Requirement
Quote the listing below in its entirety, omitting every image.

*** Provided material

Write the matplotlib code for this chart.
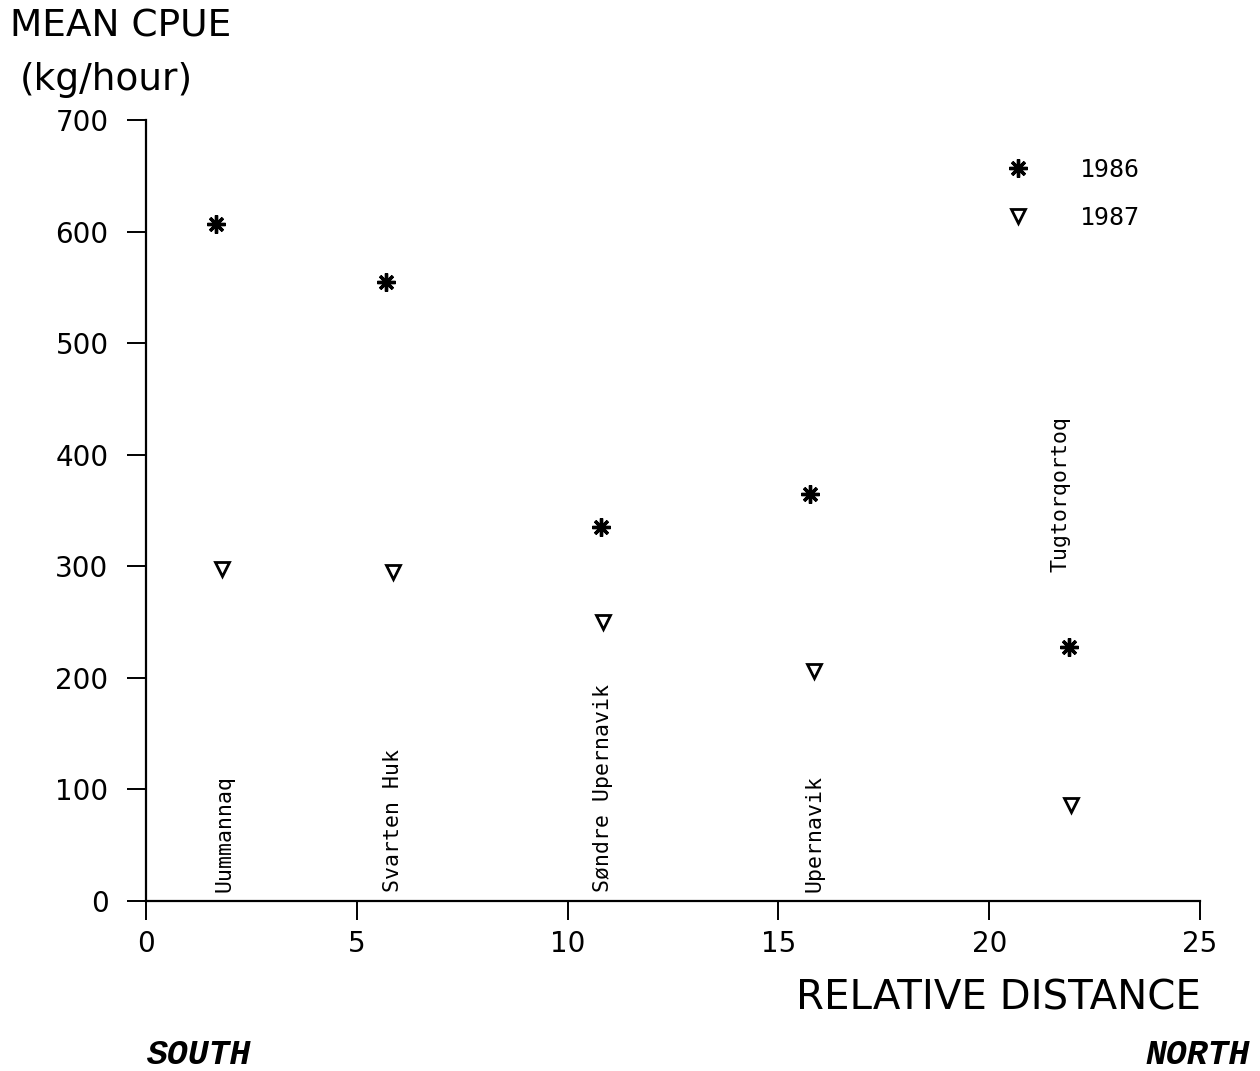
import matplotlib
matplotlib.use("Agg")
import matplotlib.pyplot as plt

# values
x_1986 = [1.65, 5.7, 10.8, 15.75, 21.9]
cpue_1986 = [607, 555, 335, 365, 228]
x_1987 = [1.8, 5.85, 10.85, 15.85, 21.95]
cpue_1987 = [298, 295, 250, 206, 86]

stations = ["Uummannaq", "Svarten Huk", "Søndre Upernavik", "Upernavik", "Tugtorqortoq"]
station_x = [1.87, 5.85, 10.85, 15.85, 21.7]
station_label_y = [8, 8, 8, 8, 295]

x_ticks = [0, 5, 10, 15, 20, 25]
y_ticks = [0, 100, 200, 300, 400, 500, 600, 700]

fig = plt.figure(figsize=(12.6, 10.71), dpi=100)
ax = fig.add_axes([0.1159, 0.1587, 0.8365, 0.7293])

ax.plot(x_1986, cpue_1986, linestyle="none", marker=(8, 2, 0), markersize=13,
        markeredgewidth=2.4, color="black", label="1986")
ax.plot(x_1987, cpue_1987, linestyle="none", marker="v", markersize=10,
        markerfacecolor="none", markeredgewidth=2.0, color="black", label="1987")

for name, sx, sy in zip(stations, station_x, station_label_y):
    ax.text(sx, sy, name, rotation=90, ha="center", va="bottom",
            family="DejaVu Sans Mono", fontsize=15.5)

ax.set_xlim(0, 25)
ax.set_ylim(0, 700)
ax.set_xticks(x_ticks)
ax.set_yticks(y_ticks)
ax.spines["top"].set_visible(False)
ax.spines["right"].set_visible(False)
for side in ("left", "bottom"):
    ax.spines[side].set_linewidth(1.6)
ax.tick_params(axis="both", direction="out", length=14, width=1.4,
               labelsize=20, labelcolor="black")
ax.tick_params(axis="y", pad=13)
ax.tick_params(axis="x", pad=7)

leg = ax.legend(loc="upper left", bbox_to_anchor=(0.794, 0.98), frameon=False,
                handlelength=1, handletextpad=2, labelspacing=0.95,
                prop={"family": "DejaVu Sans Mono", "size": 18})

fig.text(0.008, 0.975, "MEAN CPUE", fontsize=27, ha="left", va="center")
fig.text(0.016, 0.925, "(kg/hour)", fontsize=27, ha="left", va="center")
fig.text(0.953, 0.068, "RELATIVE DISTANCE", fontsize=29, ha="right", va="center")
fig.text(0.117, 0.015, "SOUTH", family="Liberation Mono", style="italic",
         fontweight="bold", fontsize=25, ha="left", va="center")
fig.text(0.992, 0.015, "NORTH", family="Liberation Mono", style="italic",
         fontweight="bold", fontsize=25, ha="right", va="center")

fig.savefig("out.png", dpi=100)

******

The solution
Write the matplotlib code for this chart.
import matplotlib
matplotlib.use("Agg")
import matplotlib.pyplot as plt

# values
x_1986 = [1.65, 5.7, 10.8, 15.75, 21.9]
cpue_1986 = [607, 555, 335, 365, 228]
x_1987 = [1.8, 5.85, 10.85, 15.85, 21.95]
cpue_1987 = [298, 295, 250, 206, 86]

stations = ["Uummannaq", "Svarten Huk", "Søndre Upernavik", "Upernavik", "Tugtorqortoq"]
station_x = [1.87, 5.85, 10.85, 15.85, 21.7]
station_label_y = [8, 8, 8, 8, 295]

x_ticks = [0, 5, 10, 15, 20, 25]
y_ticks = [0, 100, 200, 300, 400, 500, 600, 700]

fig = plt.figure(figsize=(12.6, 10.71), dpi=100)
ax = fig.add_axes([0.1159, 0.1587, 0.8365, 0.7293])

ax.plot(x_1986, cpue_1986, linestyle="none", marker=(8, 2, 0), markersize=13,
        markeredgewidth=2.4, color="black", label="1986")
ax.plot(x_1987, cpue_1987, linestyle="none", marker="v", markersize=10,
        markerfacecolor="none", markeredgewidth=2.0, color="black", label="1987")

for name, sx, sy in zip(stations, station_x, station_label_y):
    ax.text(sx, sy, name, rotation=90, ha="center", va="bottom",
            family="DejaVu Sans Mono", fontsize=15.5)

ax.set_xlim(0, 25)
ax.set_ylim(0, 700)
ax.set_xticks(x_ticks)
ax.set_yticks(y_ticks)
ax.spines["top"].set_visible(False)
ax.spines["right"].set_visible(False)
for side in ("left", "bottom"):
    ax.spines[side].set_linewidth(1.6)
ax.tick_params(axis="both", direction="out", length=14, width=1.4,
               labelsize=20, labelcolor="black")
ax.tick_params(axis="y", pad=13)
ax.tick_params(axis="x", pad=7)

leg = ax.legend(loc="upper left", bbox_to_anchor=(0.794, 0.98), frameon=False,
                handlelength=1, handletextpad=2, labelspacing=0.95,
                prop={"family": "DejaVu Sans Mono", "size": 18})

fig.text(0.008, 0.975, "MEAN CPUE", fontsize=27, ha="left", va="center")
fig.text(0.016, 0.925, "(kg/hour)", fontsize=27, ha="left", va="center")
fig.text(0.953, 0.068, "RELATIVE DISTANCE", fontsize=29, ha="right", va="center")
fig.text(0.117, 0.015, "SOUTH", family="Liberation Mono", style="italic",
         fontweight="bold", fontsize=25, ha="left", va="center")
fig.text(0.992, 0.015, "NORTH", family="Liberation Mono", style="italic",
         fontweight="bold", fontsize=25, ha="right", va="center")

fig.savefig("out.png", dpi=100)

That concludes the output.